After pruning the full neural network to create a smaller subnetwork, they trained the subnetwork with a small amount of labeled Spanish speech and then again with French speech, a process called finetuning.
“We would expect these two models to be very different because they are finetuned for different languages. But the surprising part is that if we prune these models, they will end up with highly similar pruning patterns. For French and Spanish, they have 97 percent overlap,” Lai says.
They ran experiments using 10 languages, from Romance languages like Italian and Spanish to languages that have completely different alphabets, like Russian and Mandarin. The results were the same — the finetuned models all had a very large overlap.
A simple solution
Drawing on that unique finding, they developed a simple technique to improve the efficiency and boost the performance of the neural network, called PARP (Prune, Adjust, and Re-Prune).
In the first step, a pretrained speech recognition neural network like Wave2vec 2.0 is pruned by removing unnecessary connections. Then in the second step, the resulting subnetwork is adjusted for a specific language, and then pruned again. During this second step, connections that had been removed are allowed to grow back if they are important for that particular language.
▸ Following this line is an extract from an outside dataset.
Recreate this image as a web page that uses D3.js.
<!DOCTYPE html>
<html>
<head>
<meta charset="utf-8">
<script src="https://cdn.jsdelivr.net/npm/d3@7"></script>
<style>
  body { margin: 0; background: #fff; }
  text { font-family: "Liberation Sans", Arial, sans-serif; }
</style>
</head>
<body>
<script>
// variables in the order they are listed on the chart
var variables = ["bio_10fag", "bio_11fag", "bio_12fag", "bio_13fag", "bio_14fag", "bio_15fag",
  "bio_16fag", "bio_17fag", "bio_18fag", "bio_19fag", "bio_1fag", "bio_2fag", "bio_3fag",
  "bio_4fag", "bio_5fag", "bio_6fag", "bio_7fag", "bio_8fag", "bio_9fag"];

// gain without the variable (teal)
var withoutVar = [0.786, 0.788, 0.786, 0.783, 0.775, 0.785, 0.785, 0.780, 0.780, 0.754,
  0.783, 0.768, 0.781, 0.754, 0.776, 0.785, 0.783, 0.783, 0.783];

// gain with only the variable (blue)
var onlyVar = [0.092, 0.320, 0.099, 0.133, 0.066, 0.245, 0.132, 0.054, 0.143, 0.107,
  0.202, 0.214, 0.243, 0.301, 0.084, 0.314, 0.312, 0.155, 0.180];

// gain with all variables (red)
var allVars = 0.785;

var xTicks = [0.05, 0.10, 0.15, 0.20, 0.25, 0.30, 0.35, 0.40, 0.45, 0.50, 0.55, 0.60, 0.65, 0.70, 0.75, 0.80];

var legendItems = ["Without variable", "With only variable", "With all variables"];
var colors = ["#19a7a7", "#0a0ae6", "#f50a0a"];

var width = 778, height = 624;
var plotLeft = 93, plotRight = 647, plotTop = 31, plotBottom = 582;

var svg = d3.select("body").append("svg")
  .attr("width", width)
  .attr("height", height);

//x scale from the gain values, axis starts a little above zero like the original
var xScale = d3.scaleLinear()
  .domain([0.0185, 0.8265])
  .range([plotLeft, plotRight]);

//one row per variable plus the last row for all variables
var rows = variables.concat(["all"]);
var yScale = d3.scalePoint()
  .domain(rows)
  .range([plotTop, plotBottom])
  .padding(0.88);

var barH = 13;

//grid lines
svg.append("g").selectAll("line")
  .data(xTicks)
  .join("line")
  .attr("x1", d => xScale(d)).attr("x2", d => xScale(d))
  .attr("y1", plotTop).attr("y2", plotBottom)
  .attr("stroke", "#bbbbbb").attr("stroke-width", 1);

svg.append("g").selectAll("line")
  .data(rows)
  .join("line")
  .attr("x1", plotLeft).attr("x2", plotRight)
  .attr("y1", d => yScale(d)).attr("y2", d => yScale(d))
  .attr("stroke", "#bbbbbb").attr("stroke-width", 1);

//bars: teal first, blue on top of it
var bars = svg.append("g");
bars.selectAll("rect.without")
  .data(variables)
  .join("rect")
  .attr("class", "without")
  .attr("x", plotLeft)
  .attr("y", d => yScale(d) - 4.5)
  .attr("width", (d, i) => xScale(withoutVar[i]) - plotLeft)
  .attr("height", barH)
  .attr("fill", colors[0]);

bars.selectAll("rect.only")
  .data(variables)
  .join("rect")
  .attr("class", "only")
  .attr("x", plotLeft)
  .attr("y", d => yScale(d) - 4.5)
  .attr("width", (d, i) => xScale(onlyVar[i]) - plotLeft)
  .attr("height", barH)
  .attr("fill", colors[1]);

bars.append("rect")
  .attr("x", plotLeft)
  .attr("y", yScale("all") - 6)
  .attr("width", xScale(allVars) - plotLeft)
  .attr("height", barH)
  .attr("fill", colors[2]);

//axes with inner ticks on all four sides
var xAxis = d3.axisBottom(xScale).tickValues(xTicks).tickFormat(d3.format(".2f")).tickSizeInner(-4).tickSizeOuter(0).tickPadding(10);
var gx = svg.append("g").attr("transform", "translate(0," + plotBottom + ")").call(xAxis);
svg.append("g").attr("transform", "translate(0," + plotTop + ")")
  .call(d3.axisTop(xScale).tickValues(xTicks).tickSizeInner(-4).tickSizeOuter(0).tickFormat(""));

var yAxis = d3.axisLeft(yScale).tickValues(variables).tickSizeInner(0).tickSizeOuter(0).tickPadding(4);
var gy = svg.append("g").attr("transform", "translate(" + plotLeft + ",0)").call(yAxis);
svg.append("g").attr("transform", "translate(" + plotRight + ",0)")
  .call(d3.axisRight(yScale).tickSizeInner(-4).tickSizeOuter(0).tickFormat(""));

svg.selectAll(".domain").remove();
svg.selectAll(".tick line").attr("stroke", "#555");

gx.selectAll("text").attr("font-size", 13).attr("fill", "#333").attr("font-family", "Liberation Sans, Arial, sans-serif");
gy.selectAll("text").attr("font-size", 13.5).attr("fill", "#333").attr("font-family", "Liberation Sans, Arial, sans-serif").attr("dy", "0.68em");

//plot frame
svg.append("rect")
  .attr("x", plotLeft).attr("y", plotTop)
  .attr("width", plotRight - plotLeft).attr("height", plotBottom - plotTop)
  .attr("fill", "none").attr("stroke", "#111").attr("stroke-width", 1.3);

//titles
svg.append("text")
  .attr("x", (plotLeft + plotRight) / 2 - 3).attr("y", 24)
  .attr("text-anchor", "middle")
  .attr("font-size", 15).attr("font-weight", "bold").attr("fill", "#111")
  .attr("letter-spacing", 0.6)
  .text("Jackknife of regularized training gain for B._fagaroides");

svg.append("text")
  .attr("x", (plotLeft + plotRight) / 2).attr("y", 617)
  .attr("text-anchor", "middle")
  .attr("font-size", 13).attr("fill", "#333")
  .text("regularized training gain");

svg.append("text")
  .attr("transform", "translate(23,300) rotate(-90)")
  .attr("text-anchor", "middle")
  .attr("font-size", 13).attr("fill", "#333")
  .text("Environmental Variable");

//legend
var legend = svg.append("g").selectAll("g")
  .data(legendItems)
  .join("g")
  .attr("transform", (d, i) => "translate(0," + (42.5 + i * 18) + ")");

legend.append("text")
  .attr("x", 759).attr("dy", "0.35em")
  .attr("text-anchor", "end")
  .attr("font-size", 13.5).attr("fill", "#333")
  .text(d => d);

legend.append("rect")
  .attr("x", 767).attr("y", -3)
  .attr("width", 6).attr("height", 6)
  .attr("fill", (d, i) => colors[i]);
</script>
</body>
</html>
Because connections are allowed to grow back during the second step, the model only needs to be finetuned once, rather than over multiple iterations, which vastly reduces the amount of computing power required.
Testing the technique
The researchers put PARP to the test against other common pruning techniques and found that it outperformed them all for speech recognition. It was especially effective when there was only a very small amount of transcribed speech to train on.
They also showed that PARP can create one smaller subnetwork that can be finetuned for 10 languages at once, eliminating the need to prune separate subnetworks for each language, which could also reduce the expense and time required to train these models.
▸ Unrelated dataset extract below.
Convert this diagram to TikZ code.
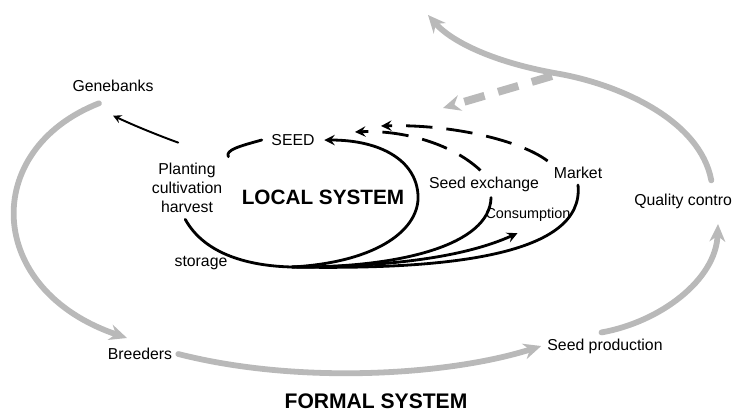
\documentclass[tikz,border=0pt]{standalone}
\usepackage{fontspec}
\setmainfont{Liberation Sans}
\usetikzlibrary{arrows.meta}
\begin{document}
\begin{tikzpicture}[x=0.02cm,y=-0.02cm,font=\fontsize{9}{11}\selectfont,line join=round,line cap=round,>=stealth,
	loc/.style={line width=1.6pt},
	dsh/.style={loc,dash pattern=on 15pt off 8pt,line cap=butt},
	frm/.style={line width=3.3pt,draw=gray!55,-{Stealth[length=10pt,width=9pt,fill=gray!55]}}]
	\useasboundingbox (0,0) rectangle (733,414);
	% labels
	\node (gene) at (113,86) {Genebanks};
	\node (seed) at (293,140) {SEED};
	\node[align=center] (plant) at (187,188) {Planting\\cultivation\\harvest};
	\node (local) at (323,197) {\fontsize{11.8}{13}\selectfont\bfseries LOCAL SYSTEM};
	\node (stor) at (201,263) {storage};
	\node (exch) at (484,184) {Seed exchange};
	\node (mark) at (578,173) {Market};
	\node (cons) at (528,215) {\fontsize{8.2}{10}\selectfont Consumption};
	\node[anchor=west,inner xsep=0pt] (qual) at (634,201) {Quality contro};
	\node (breed) at (140,354) {Breeders};
	\node (prod) at (605,346) {Seed production};
	\node[inner sep=0pt] (formal) at (376,401) {\fontsize{12}{14}\selectfont\bfseries FORMAL SYSTEM};
	\coordinate (root) at (292,267);
	% local system
	\draw[loc] ([xshift=-2pt]seed.west) .. controls (240,146) and (225,150) .. (plant.north east);
	\draw[loc,->] ([xshift=-1pt]plant.south) .. controls (205,255) and (250,266) .. (root) .. controls (380,262) and (420,228) .. (418,195) .. controls (416,160) and (380,140) .. ([xshift=2pt]seed.east);
	\draw[loc] (root) .. controls (400,268) and (490,245) .. ([xshift=4pt]exch.south);
	\draw[loc,->] (root) .. controls (420,267) and (480,250) .. ([shift={(-6pt,-3pt)}]cons.south);
	\draw[loc] (root) .. controls (450,270) and (585,255) .. (mark.south);
	\draw[dsh,->] ([xshift=-2pt]exch.north) .. controls (450,142) and (400,130) .. (355,132);
	\draw[dsh,->] (mark.north west) .. controls (520,140) and (450,124) .. (381,126);
	\draw[loc,line width=1.1pt,->] ([shift={(-5pt,8pt)}]plant.north) .. controls (160,136) and (135,126) .. ([yshift=-10pt]gene.south);
	% formal system
	\draw[frm] ([shift={(-8pt,-3pt)}]gene.south) .. controls (-20,150) and (-15,290) .. (127,338);
	\draw[frm] (breed.east) .. controls (300,385) and (450,375) .. (prod.west);
	\draw[frm] ([xshift=-2pt]prod.north) .. controls (660,322) and (716,280) .. (718,224);
	\draw[frm] ([xshift=44pt,yshift=4pt]qual.north west) .. controls (700,120) and (620,85) .. (560,74) .. controls (490,62) and (450,40) .. (428,15);
	\draw[frm,line width=4.5pt,dash pattern=on 12pt off 8pt,line cap=butt] (552,76) -- (443,108);
\end{tikzpicture}
\end{document}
Moving forward, the researchers would like to apply PARP to text-to-speech models and also see how their technique could improve the efficiency of other deep learning networks.
“There are increasing needs to put large deep-learning models on edge devices. Having more efficient models allows these models to be squeezed onto more primitive systems, like cell phones. Speech technology is very important for cell phones, for instance, but having a smaller model does not necessarily mean it is computing faster. We need additional technology to bring about faster computation, so there is still a long way to go,” Zhang says.
Self-supervised learning (SSL) is changing the field of speech processing, so making SSL models smaller without degrading performance is a crucial research direction, says Hung-yi Lee, associate professor in the Department of Electrical Engineering and the Department of Computer Science and Information Engineering at National Taiwan University, who was not involved in this research.
“PARP trims the SSL models, and at the same time, surprisingly improves the recognition accuracy. Moreover, the paper shows there is a subnet in the SSL model, which is suitable for ASR tasks of many languages. This discovery will stimulate research on language/task agnostic network pruning. In other words, SSL models can be compressed while maintaining their performance on various tasks and languages,” he says.
This work is partially funded by the MIT-IBM Watson AI Lab and the 5k Language Learning Project.